Unit Placement: Scheduling Tenant Resources
Motivation
Multi-tenancy requires predictable isolation and efficient resource utilization. Unit placement must respect CPU, memory, and disk constraints while minimizing fragmentation.
Design Sketch
- Unit config defines resource demands.
- Resource pool groups units by tenant and zone.
- Placement strategy scores candidate servers to pick a host for each unit.
Implementation Highlights
- Resource types and pools:
src/share/unit/ob_unit_config.h,src/share/unit/ob_resource_pool.h,src/share/unit/ob_unit_info.h. - Placement policy:
src/rootserver/ob_unit_placement_strategy.cppuses a weighted dot-product of remaining resources to choose a server. - Orchestration:
src/rootserver/ob_unit_manager.cpphandles creation, alteration, and migration of units and pools.
Tradeoffs
- Greedy placement vs global optimality: Dot-product scoring is efficient and practical but may not be globally optimal.
- Capacity normalization: Assuming comparable server capacities simplifies scoring but may bias placement in heterogeneous clusters.
- Latency vs stability: Fast placement decisions can lead to more churn; conservative placement improves stability but can reduce utilization.
Closing Thoughts
These four paths demonstrate how OceanBase balances correctness, performance, and operability.
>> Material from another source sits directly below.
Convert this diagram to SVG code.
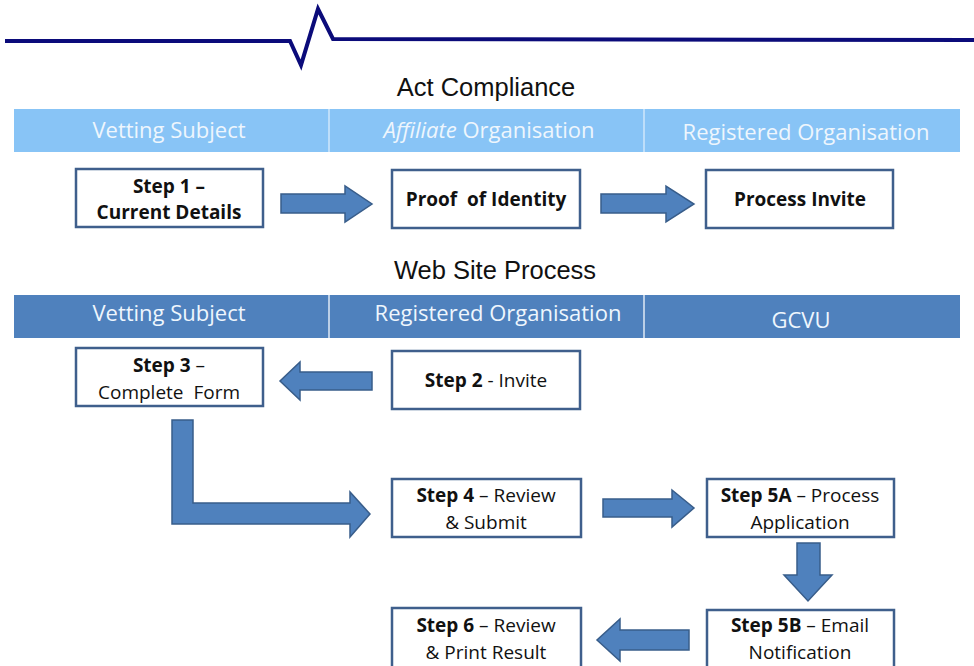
<svg xmlns="http://www.w3.org/2000/svg" width="974" height="666" viewBox="0 0 974 666">
<style>
.title{font-family:"Liberation Sans",Arial,sans-serif;font-size:25.5px;fill:#111;text-anchor:middle}
.bar{font-family:"Open Sans","Liberation Sans",sans-serif;font-size:22px;fill:#eef6fd;text-anchor:middle}
.box{fill:#fff;stroke:#3f5f8c;stroke-width:2.5}
.t{font-family:"Open Sans","Liberation Sans",sans-serif;font-size:19px;fill:#111;text-anchor:middle}
.b{font-weight:bold}
.arr{fill:#4f81bd;stroke:#385d8a;stroke-width:1.5}
</style>
<rect width="974" height="666" fill="#fff"/>
<polyline points="5,41 290,41 301,65 318,9 333,39 974,40" fill="none" stroke="#0b0b7a" stroke-width="4" stroke-linejoin="miter"/>
<text class="title" x="486" y="96">Act Compliance</text>
<g id="bar1">
<rect x="14" y="109" width="946" height="43" fill="#88c4f6"/>
<line x1="329" y1="109" x2="329" y2="152" stroke="#cfe7fb" stroke-width="1.5"/>
<line x1="644" y1="109" x2="644" y2="152" stroke="#cfe7fb" stroke-width="1.5"/>
<text class="bar" x="169" y="138">Vetting Subject</text>
<text class="bar" x="489" y="138"><tspan font-style="italic">Affiliate</tspan> Organisation</text>
<text class="bar" x="806" y="140">Registered Organisation</text>
</g>
<text class="title" x="495" y="279">Web Site Process</text>
<g id="bar2">
<rect x="14" y="295" width="946" height="43" fill="#4f81bd"/>
<line x1="329" y1="295" x2="329" y2="338" stroke="#dfeaf6" stroke-width="1.5"/>
<line x1="644" y1="295" x2="644" y2="338" stroke="#dfeaf6" stroke-width="1.5"/>
<text class="bar" x="169" y="321">Vetting Subject</text>
<text class="bar" x="498" y="321">Registered Organisation</text>
<text class="bar" x="801" y="328">GCVU</text>
</g>
<g id="step1"><rect class="box" x="76" y="169" width="187" height="58"/>
<text class="t b" x="169" y="193">Step 1 –</text><text class="t b" x="169" y="219">Current Details</text></g>
<g id="proof"><rect class="box" x="392" y="170" width="188" height="58"/>
<text class="t b" x="486" y="206" xml:space="preserve">Proof  of Identity</text></g>
<g id="invite"><rect class="box" x="706" y="170" width="187" height="58"/>
<text class="t b" x="800" y="206">Process Invite</text></g>
<g id="step3"><rect class="box" x="76" y="348" width="187" height="58"/>
<text class="t" x="169" y="372"><tspan class="b">Step 3</tspan> –</text><text class="t" x="169" y="399" xml:space="preserve">Complete  Form</text></g>
<g id="step2"><rect class="box" x="392" y="351" width="188" height="58"/>
<text class="t" x="486" y="387"><tspan class="b">Step 2</tspan> - Invite</text></g>
<g id="step4"><rect class="box" x="392" y="479" width="189" height="58"/>
<text class="t" x="486" y="502"><tspan class="b">Step 4</tspan> – Review</text><text class="t" x="486" y="529">&amp; Submit</text></g>
<g id="step5a"><rect class="box" x="707" y="479" width="187" height="58"/>
<text class="t" x="800" y="502"><tspan class="b">Step 5A</tspan> – Process</text><text class="t" x="800" y="529">Application</text></g>
<g id="step5b"><rect class="box" x="707" y="610" width="187" height="58"/>
<text class="t" x="800" y="632"><tspan class="b">Step 5B</tspan> – Email</text><text class="t" x="800" y="659">Notification</text></g>
<g id="step6"><rect class="box" x="392" y="608" width="189" height="60"/>
<text class="t" x="486" y="632"><tspan class="b">Step 6</tspan> – Review</text><text class="t" x="486" y="659">&amp; Print Result</text></g>
<g id="connectors">
<polygon class="arr" points="281,194 345,194 345,186 372,204 345,222 345,213 281,213"/>
<polygon class="arr" points="601,194 666,194 666,186 694,204 666,222 666,213 601,213"/>
<polygon class="arr" points="372,372 300,372 300,362 280,381 300,400 300,390 372,390"/>
<polygon class="arr" points="172,420 193,420 193,503 350,503 350,492 370,514 350,537 350,524 172,524"/>
<polygon class="arr" points="603,499 672,499 672,490 694,508 672,527 672,517 603,517"/>
<polygon class="arr" points="797,543 820,543 820,575 832,575 808,601 784,575 797,575"/>
<polygon class="arr" points="689,630 620,630 620,619 597,640 620,661 620,650 689,650"/>
</g>
</svg>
The code structure follows clear separation of responsibilities: transaction logic is in storage/tx, replication and replay are in logservice, SQL compilation is in sql, and scheduling is in rootserver and share/unit. The tradeoffs are explicit and largely encoded in thresholds and policies, which makes tuning feasible without invasive rewrites.
If you are extending OceanBase, start with the entry points highlighted above and follow the call chains into the relevant subsystem. It is the fastest way to build a mental model grounded in the actual implementation.